Brief
Only the number is wanted: how many lines of these entries contain the word "this"?
§
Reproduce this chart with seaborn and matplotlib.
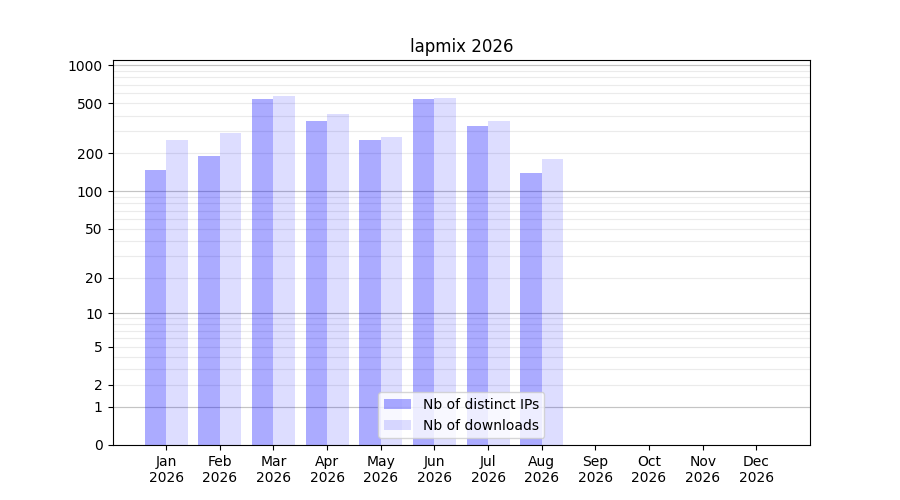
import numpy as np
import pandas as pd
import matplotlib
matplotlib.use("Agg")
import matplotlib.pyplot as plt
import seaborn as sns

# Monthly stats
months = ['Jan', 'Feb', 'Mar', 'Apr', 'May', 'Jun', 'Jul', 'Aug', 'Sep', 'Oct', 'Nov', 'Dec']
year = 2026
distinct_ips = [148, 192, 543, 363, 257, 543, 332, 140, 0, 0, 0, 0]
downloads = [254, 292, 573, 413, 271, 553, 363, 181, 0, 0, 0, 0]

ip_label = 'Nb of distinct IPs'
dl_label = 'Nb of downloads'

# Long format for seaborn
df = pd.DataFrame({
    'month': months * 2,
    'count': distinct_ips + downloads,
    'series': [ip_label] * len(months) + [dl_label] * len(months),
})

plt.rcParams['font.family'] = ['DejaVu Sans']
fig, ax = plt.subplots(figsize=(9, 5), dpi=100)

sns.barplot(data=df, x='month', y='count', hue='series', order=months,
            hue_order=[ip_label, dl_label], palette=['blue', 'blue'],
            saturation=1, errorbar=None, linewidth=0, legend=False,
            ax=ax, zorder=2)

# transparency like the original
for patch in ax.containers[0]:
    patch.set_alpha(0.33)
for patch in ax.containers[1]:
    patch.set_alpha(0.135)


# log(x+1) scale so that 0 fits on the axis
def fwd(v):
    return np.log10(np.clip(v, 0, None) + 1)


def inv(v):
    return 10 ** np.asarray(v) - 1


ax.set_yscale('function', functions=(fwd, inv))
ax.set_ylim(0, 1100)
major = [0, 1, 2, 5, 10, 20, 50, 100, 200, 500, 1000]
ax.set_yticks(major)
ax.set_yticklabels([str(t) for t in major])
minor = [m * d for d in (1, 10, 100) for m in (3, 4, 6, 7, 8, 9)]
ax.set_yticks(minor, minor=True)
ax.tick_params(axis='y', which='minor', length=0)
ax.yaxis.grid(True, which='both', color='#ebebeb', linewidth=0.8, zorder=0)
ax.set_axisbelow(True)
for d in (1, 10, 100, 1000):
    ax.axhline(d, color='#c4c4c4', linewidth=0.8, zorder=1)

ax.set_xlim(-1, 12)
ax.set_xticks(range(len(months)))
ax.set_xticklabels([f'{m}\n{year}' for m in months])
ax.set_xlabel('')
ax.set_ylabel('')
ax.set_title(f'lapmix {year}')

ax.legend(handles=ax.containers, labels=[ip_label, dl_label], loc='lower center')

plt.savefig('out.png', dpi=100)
§
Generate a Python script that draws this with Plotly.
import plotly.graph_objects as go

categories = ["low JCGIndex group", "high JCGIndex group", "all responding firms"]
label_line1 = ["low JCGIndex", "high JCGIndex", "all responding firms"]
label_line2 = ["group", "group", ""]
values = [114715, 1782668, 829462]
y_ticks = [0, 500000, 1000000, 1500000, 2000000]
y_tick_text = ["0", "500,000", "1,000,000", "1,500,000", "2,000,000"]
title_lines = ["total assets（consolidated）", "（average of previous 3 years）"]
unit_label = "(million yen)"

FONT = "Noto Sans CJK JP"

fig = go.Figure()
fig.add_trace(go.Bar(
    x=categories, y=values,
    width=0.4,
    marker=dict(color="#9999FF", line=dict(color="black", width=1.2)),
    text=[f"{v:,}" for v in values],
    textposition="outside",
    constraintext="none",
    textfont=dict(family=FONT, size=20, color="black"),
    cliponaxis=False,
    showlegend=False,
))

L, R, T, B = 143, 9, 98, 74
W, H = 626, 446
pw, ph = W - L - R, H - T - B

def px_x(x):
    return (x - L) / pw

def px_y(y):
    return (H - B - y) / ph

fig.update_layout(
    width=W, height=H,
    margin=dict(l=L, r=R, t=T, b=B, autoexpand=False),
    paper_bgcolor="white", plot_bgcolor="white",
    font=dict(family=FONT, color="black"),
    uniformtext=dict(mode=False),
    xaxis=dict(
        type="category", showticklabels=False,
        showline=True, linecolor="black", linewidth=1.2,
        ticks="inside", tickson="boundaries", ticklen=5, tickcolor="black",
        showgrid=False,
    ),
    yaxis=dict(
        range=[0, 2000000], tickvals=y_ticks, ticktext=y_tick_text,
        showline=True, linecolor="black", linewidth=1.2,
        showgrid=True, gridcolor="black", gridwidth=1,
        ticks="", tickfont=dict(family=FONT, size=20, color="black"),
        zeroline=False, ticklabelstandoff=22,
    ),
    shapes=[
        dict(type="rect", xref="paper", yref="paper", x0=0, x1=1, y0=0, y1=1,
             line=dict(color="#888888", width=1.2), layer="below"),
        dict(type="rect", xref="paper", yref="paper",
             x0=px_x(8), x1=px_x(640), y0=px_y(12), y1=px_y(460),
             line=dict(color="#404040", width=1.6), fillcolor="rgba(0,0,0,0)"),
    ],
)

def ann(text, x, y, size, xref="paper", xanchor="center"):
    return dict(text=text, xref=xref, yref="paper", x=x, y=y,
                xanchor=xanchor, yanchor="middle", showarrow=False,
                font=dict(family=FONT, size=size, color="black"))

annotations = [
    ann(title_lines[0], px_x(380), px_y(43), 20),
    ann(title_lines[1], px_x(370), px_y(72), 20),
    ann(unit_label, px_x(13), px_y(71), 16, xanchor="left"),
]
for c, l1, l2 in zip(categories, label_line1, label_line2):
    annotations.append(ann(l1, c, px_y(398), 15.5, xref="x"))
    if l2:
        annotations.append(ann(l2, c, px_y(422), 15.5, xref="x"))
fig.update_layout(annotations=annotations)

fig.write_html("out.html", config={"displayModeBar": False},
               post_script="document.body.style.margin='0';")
§
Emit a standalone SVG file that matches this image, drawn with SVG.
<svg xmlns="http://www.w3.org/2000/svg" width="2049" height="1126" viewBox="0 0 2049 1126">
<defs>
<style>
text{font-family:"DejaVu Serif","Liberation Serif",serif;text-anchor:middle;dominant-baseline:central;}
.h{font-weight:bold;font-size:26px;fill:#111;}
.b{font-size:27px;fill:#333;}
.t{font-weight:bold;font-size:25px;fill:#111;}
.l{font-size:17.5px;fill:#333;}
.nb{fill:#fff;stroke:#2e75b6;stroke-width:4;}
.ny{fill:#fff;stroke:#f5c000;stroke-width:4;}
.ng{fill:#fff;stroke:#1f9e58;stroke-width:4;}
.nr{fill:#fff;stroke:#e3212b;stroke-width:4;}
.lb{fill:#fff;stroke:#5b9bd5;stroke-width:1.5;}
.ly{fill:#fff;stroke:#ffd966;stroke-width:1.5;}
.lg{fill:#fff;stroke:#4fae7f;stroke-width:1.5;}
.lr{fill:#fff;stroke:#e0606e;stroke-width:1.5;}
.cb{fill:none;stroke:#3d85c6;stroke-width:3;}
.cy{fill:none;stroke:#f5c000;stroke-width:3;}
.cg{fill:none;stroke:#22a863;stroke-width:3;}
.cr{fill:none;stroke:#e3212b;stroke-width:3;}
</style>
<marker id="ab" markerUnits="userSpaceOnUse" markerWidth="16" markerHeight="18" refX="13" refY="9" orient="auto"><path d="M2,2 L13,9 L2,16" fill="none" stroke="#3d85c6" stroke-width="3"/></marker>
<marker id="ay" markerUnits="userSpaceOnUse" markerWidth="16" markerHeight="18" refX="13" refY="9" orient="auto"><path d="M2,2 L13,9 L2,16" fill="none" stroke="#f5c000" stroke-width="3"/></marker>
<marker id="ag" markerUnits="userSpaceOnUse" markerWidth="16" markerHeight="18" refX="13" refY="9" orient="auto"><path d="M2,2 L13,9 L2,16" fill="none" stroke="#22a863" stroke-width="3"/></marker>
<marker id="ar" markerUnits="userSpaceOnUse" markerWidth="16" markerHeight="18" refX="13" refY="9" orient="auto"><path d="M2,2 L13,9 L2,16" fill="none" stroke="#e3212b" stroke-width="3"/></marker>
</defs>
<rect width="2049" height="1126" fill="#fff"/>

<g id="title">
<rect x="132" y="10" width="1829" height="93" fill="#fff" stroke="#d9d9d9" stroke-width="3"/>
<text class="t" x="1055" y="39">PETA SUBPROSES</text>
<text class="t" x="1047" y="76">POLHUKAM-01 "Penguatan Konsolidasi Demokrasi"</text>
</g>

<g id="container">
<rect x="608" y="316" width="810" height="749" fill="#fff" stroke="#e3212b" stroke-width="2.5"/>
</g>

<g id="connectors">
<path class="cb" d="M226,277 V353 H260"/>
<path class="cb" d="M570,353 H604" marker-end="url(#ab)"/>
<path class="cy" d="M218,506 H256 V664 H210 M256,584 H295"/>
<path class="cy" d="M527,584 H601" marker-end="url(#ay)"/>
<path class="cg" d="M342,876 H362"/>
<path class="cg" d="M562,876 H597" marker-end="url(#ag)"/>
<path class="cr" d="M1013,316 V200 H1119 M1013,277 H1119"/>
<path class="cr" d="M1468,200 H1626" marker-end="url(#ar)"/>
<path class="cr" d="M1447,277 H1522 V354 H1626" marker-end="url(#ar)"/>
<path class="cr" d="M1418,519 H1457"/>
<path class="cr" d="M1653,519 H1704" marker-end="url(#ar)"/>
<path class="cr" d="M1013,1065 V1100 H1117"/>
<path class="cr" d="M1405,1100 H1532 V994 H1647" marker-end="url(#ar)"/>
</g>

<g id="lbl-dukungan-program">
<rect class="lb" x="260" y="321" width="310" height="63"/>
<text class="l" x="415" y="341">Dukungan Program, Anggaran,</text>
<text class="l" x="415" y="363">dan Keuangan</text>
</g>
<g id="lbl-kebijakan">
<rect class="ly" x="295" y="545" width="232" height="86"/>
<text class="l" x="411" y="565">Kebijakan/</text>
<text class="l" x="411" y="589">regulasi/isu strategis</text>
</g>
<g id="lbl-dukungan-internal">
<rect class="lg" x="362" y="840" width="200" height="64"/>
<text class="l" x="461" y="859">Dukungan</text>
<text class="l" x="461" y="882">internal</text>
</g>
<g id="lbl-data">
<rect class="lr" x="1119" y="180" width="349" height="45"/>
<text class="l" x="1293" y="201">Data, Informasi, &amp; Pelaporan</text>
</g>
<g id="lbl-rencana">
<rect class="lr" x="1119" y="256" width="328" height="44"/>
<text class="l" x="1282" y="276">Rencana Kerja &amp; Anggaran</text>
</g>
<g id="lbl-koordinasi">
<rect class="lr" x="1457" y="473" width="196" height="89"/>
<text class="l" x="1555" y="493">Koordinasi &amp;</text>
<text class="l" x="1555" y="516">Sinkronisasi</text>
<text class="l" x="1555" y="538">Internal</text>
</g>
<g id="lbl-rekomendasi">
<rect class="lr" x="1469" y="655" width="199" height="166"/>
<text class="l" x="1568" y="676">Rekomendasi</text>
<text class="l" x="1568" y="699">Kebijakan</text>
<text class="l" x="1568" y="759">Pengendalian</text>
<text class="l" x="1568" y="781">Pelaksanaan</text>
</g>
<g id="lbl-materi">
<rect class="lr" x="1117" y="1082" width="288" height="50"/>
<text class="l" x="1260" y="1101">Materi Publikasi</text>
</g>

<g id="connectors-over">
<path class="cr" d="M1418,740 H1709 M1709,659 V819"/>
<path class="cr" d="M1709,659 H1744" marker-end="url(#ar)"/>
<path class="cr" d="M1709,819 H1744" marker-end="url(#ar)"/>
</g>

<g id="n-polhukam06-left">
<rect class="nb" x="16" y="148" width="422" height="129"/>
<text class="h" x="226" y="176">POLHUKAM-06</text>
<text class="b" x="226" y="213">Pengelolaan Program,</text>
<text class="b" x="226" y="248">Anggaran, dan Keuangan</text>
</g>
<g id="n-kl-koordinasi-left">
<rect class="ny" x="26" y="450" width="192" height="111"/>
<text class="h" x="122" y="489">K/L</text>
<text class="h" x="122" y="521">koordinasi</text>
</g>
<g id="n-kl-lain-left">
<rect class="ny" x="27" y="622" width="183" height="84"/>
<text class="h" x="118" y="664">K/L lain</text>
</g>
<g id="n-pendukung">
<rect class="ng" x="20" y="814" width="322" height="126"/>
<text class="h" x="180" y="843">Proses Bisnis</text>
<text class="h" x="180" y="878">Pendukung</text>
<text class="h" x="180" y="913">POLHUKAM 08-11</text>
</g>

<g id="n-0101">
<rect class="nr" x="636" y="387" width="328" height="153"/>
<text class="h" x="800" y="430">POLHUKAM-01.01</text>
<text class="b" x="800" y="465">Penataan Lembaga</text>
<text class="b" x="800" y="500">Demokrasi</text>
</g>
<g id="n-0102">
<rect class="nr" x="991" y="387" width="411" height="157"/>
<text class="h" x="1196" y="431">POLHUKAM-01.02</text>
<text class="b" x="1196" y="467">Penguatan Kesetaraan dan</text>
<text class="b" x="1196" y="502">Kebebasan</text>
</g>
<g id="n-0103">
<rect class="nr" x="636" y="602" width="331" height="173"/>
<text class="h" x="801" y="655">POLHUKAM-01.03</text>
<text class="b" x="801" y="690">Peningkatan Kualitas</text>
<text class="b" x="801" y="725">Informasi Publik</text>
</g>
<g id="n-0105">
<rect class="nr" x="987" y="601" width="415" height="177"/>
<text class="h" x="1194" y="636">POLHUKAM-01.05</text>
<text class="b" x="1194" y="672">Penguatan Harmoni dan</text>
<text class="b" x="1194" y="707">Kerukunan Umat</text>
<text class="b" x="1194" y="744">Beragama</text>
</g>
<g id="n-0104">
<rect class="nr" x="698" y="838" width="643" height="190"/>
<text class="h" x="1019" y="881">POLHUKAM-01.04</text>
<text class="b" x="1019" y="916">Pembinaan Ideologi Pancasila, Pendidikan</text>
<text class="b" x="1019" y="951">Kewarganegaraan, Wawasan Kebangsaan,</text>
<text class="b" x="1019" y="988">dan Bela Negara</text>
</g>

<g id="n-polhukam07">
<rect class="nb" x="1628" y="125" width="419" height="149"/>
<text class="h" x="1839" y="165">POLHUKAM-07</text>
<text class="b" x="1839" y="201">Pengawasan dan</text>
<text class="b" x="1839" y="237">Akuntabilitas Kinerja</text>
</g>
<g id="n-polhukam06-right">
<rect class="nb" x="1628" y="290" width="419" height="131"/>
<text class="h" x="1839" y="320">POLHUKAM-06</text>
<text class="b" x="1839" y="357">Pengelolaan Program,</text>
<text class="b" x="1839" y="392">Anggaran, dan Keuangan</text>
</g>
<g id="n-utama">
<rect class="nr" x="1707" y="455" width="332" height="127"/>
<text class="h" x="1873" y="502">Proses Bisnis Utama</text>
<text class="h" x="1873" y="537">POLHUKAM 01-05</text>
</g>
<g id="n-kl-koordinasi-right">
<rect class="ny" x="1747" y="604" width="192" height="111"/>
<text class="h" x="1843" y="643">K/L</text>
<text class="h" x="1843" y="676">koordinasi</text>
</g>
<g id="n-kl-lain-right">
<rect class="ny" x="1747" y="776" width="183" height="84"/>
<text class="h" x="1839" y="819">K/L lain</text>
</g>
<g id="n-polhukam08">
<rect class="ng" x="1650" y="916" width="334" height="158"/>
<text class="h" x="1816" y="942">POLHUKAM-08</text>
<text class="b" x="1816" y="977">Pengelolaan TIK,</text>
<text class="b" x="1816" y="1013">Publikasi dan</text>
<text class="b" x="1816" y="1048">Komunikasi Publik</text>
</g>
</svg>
§
Written solution
3